╭─ Raw data
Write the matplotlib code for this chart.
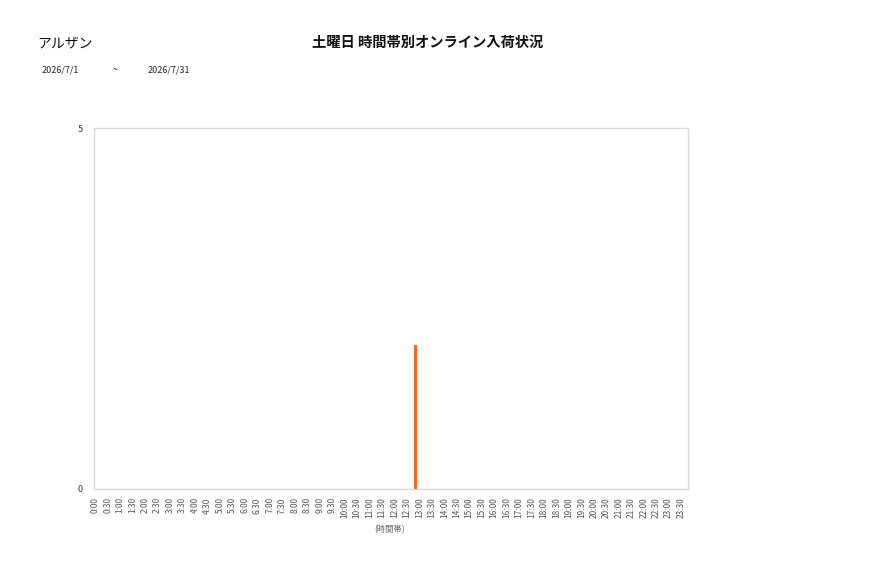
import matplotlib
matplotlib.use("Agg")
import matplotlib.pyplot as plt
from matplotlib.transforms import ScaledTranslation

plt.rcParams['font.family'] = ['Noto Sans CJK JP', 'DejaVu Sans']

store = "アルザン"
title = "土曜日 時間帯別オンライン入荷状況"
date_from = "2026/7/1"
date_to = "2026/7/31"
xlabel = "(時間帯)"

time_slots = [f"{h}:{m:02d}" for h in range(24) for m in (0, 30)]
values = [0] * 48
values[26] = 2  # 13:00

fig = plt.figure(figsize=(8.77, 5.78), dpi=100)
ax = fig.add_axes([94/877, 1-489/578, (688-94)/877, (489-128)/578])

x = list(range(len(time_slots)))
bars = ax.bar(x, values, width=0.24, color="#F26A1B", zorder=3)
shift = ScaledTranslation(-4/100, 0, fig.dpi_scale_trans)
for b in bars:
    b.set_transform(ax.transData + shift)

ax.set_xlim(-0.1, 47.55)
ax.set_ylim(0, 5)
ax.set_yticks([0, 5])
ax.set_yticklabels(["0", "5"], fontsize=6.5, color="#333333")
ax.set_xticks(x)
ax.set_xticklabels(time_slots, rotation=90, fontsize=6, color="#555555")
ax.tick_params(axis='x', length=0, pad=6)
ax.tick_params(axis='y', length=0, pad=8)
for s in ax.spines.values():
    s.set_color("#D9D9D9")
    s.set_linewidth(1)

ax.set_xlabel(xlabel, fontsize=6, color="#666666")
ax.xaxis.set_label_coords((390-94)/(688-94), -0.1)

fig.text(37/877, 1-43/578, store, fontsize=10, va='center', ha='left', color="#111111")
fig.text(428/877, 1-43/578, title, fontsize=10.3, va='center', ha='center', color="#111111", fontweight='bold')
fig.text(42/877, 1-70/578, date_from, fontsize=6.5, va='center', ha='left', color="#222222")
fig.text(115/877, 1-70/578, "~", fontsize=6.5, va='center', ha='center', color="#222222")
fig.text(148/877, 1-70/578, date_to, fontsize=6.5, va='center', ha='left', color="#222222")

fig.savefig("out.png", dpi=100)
╰─
Set task: Everything from the top line of the data down to and including the line with "ax.xaxis.set_label_coords((390-94)/(688-94), -0.1)" is to be copied, except the pictures.

Final answer:
Write the matplotlib code for this chart.
import matplotlib
matplotlib.use("Agg")
import matplotlib.pyplot as plt
from matplotlib.transforms import ScaledTranslation

plt.rcParams['font.family'] = ['Noto Sans CJK JP', 'DejaVu Sans']

store = "アルザン"
title = "土曜日 時間帯別オンライン入荷状況"
date_from = "2026/7/1"
date_to = "2026/7/31"
xlabel = "(時間帯)"

time_slots = [f"{h}:{m:02d}" for h in range(24) for m in (0, 30)]
values = [0] * 48
values[26] = 2  # 13:00

fig = plt.figure(figsize=(8.77, 5.78), dpi=100)
ax = fig.add_axes([94/877, 1-489/578, (688-94)/877, (489-128)/578])

x = list(range(len(time_slots)))
bars = ax.bar(x, values, width=0.24, color="#F26A1B", zorder=3)
shift = ScaledTranslation(-4/100, 0, fig.dpi_scale_trans)
for b in bars:
    b.set_transform(ax.transData + shift)

ax.set_xlim(-0.1, 47.55)
ax.set_ylim(0, 5)
ax.set_yticks([0, 5])
ax.set_yticklabels(["0", "5"], fontsize=6.5, color="#333333")
ax.set_xticks(x)
ax.set_xticklabels(time_slots, rotation=90, fontsize=6, color="#555555")
ax.tick_params(axis='x', length=0, pad=6)
ax.tick_params(axis='y', length=0, pad=8)
for s in ax.spines.values():
    s.set_color("#D9D9D9")
    s.set_linewidth(1)

ax.set_xlabel(xlabel, fontsize=6, color="#666666")
ax.xaxis.set_label_coords((390-94)/(688-94), -0.1)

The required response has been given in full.